Happy Valentine’s Day to my faithful “Goodness Gracious” readers!
Sorry. I know it’s super belated now, but I was too busy ranting about the standards of beauty last week to send my love and appreciation to my readers.
Plus, I wanted to see the latest V-day tweets and Instagram posts before tackling the holiday for my next column topic.
Note: If you have not yet read “365 days of love” by Alex Higl, our lovely editor-in-chief, go pick up last week’s issue and read it now. Not only is it very well-written and exactly on point, but it’s also an important precursor to my column this week.
In her column, Alex discussed how so many people forget to show love to others when they are not being reminded to do so. It is true that Valentine’s Day definitely carries a certain obligation to express your love to others. But, in reality, that’s something we should be doing every single day of the year.

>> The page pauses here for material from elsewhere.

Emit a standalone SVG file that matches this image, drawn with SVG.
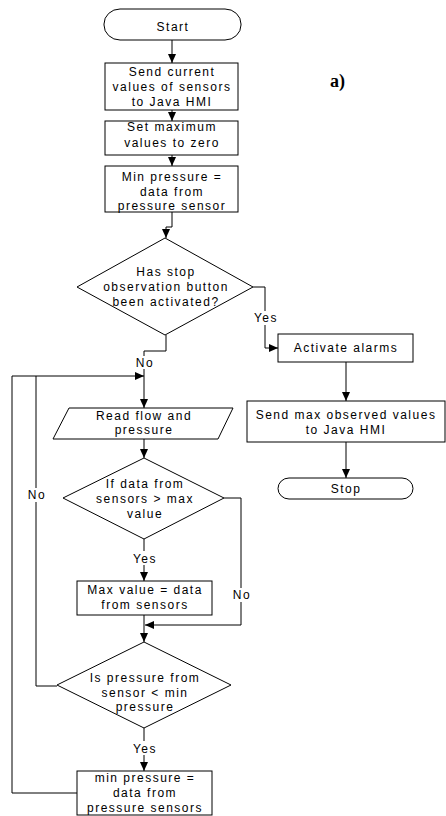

However, I’m not here this week to simply reiterate Alex’s ideas of love. Rather, I want to focus more on the actual holiday itself, which, for a large number of people, has become more dreaded than appreciated.
You see, there are actually two holidays that take place on February 14: Valentine’s Day and Anti-Valentine’s Day. All of the couples in the world spend the day and buckets of money on giving cute gifts and having romantic dates and all of that mushy stuff. These couples celebrate Valentine’s Day.
Then, there are the people who don’t have romantic partners. These people annually come together on this date to celebrate Anti-Valentine’s Day, or Singles’ Awareness Day, as some so affectionately call it.
It’s impossible to mistake who is celebrating which holiday. If you are active on social media or even pay attention to what the customer in front of you is buying at the grocery store, you can immediately identify the lovers and the desperately seeking. Hint: If the person is front of you is buying excessive quantities of alcohol, ice cream and anything with garlic or onions, it’s unlikely that he or she will be having a romantic night out.
The idea nowadays is that if you are not in a romantic relationship on Valentine’s Day, then you should spend your day gagging over the people who are. Then, you spend your night literally binge eating and drinking until you are too bloated and/ or drunk to do anything but lay in bed and cry over your romantic misfortunes.
No wonder single people hate February so much.
However, I don’t remember ever reading any Valentine’s Day rulebook that says if you’re single, you are fated to spending the day in misery.
I do remember reading about the origin of Valentine’s Day. It was created in honor of St. Valentine, a man who shared his love with countless strangers simply for the sake of spreading joy in the world.
So, ladies and gents, this means that you’re supposed to celebrate all kinds of love on Valentine’s Day.
Therefore, being sour about your singleness kind of defeats the purpose of Valentine’s Day.
I can fully empathize with the painfulness of being lonely. There’s this grand expectation that you are supposed to find that special someone by your mid-twenties, which can be panic-inducing for those who have never had a serious romantic relationship or recently went through a devastating break up.
That being said, there are countless other ways to experience and share love. The love that you share with your family and friends is often far greater and way more fulfilling than the so-called “love” that you may share with your boyfriend or girlfriend of a few months.
More importantly, the love you have for yourself should be reason enough to celebrate. I’m not talking about narcissism, but rather true appreciation for yourself and all of your wonderful qualities.
So, when Valentine’s Day rolls around again in 360 days, don’t fret if you don’t have a special someone to share it with. Instead of drinking a full bottle of wine in sorrow, drink it in celebration of your presently fulfilling relationships. Drink it in celebration of yourself.